Faust in the Toy Box
As the quartets recording rolls through production, Smoot continues work on Faust, J.D., a work he started in the 1980s and that has undergone a number of transformations as changes in technology have influenced Smoot's artistic vision for the piece. Smoot originally conceived the work as an opera that would package some of his personal experience with academic politics in the personages and conflicts of the Faust legend.
"It's this basic idea of the artist versus the lawyer, the legal versus the creative," Smoot said.
Faust, J.D. transformed into a dance opera with a score rich in electronic sounds, including pre-recorded material. The work was performed in that guise in 1997, then ended up on the back burner as other projects took flight. Meanwhile, Smoot has continued working behind the scenes on Faust, J.D., creating what he now calls "a huge archive of material" for the work, including original video and electronic music.
"What has happened is as I've watched the technology change and the opportunities for presenting work, even work that might have something of an operatic nature, there are wonderful ways of working with technology now," Smoot said.
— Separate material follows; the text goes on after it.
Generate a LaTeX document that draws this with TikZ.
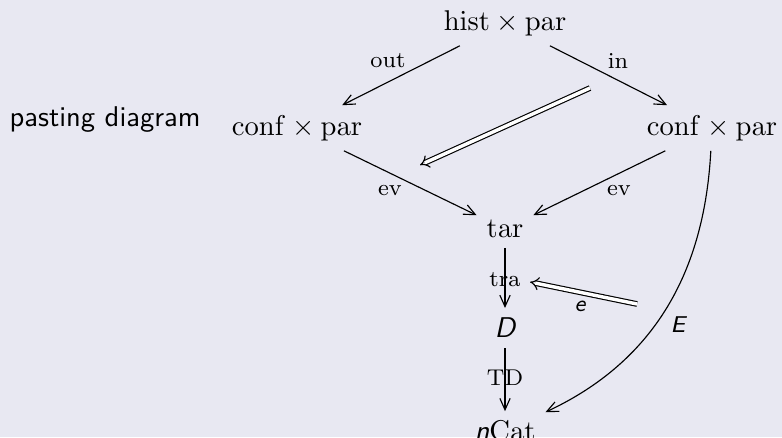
\documentclass[tikz,border=0pt]{standalone}
\usetikzlibrary{arrows.meta}
\definecolor{slidebg}{RGB}{232,232,242}
\newcommand{\sfit}[1]{{\sffamily\slshape #1}}
\begin{document}
\begin{tikzpicture}[x=0.35pt,y=0.35pt,
  obj/.style={inner sep=0.333em},
  map/.style={-{Straight Barb[length=4pt,width=3.6pt]}, line width=0.4pt},
  lbl/.style={font=\footnotesize, inner sep=0pt},
  twocell/.style={double, double distance=1.2pt, line width=0.4pt, -{Implies}}]
% slide background and frame
\fill[slidebg] (0,0) rectangle (782,-437);
\useasboundingbox (0,0) rectangle (782,-437);

% title on the left
\node[anchor=base west, inner sep=0pt] (title) at (9,-127) {\sffamily pasting diagram};

% objects
\node[obj] (hp)  at (505,-23)  {$\mathrm{hist}\times\mathrm{par}$};
\node[obj] (lc)  at (297,-128) {$\mathrm{conf}\times\mathrm{par}$};
\node[obj] (rc)  at (712,-128) {$\mathrm{conf}\times\mathrm{par}$};
\node[obj] (tar) at (505,-229) {$\mathrm{tar}$};
\node[obj] (D)   at (505,-328) {\sfit{D}};
\node[obj] (nc)  at (505,-431) {\sfit{n}$\mathrm{Cat}$};

% 1-cells
\draw[map] (hp) -- (lc);
\draw[map] (hp) -- (rc);
\draw[map] (lc) -- (tar);
\draw[map] (rc) -- (tar);
\draw[map] (tar) -- (D);
\draw[map] (D) -- (nc);
\draw[map] (rc) to[out=-93,in=25] (nc);

% labels of the 1-cells
\node[lbl] (lout) at (388,-61)  {out};
\node[lbl] (lin)  at (618,-61)  {in};
\node[lbl] (lev1) at (390,-191) {ev};
\node[lbl] (lev2) at (619,-191) {ev};
\node[lbl] (ltra) at (505,-280) {tra};
\node[lbl] (lTD)  at (505,-378) {TD};
\node[lbl] (lE)   at (678,-325) {\sfit{E}};

% 2-cells
\coordinate (a1) at (590,-88);
\coordinate (a2) at (420,-165);
\draw[twocell] (a1) -- (a2);
\coordinate (b1) at (637,-304);
\coordinate (b2) at (530,-282);
\draw[twocell] (b1) -- (b2);
\node[lbl] (le) at (580,-306) {\sfit{e}};
\end{tikzpicture}
\end{document}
Smoot is applying all of this material to Faust, J.D., which he says will likely see completion as a multimedia work. And all of this playing with media, all of this tinkering with musical style and modes of expression, seems to fit for a composer for whom the world of sounds, images, lights and movement has always been his oyster.
"My creating as a composer grew out of what I started to do as a child, which was to pick up tools and play with them and try to find a way to communicate ideas that reflected my pursuit of self-understanding," Smoot said. "So it's always been like a kid in a toy box for me."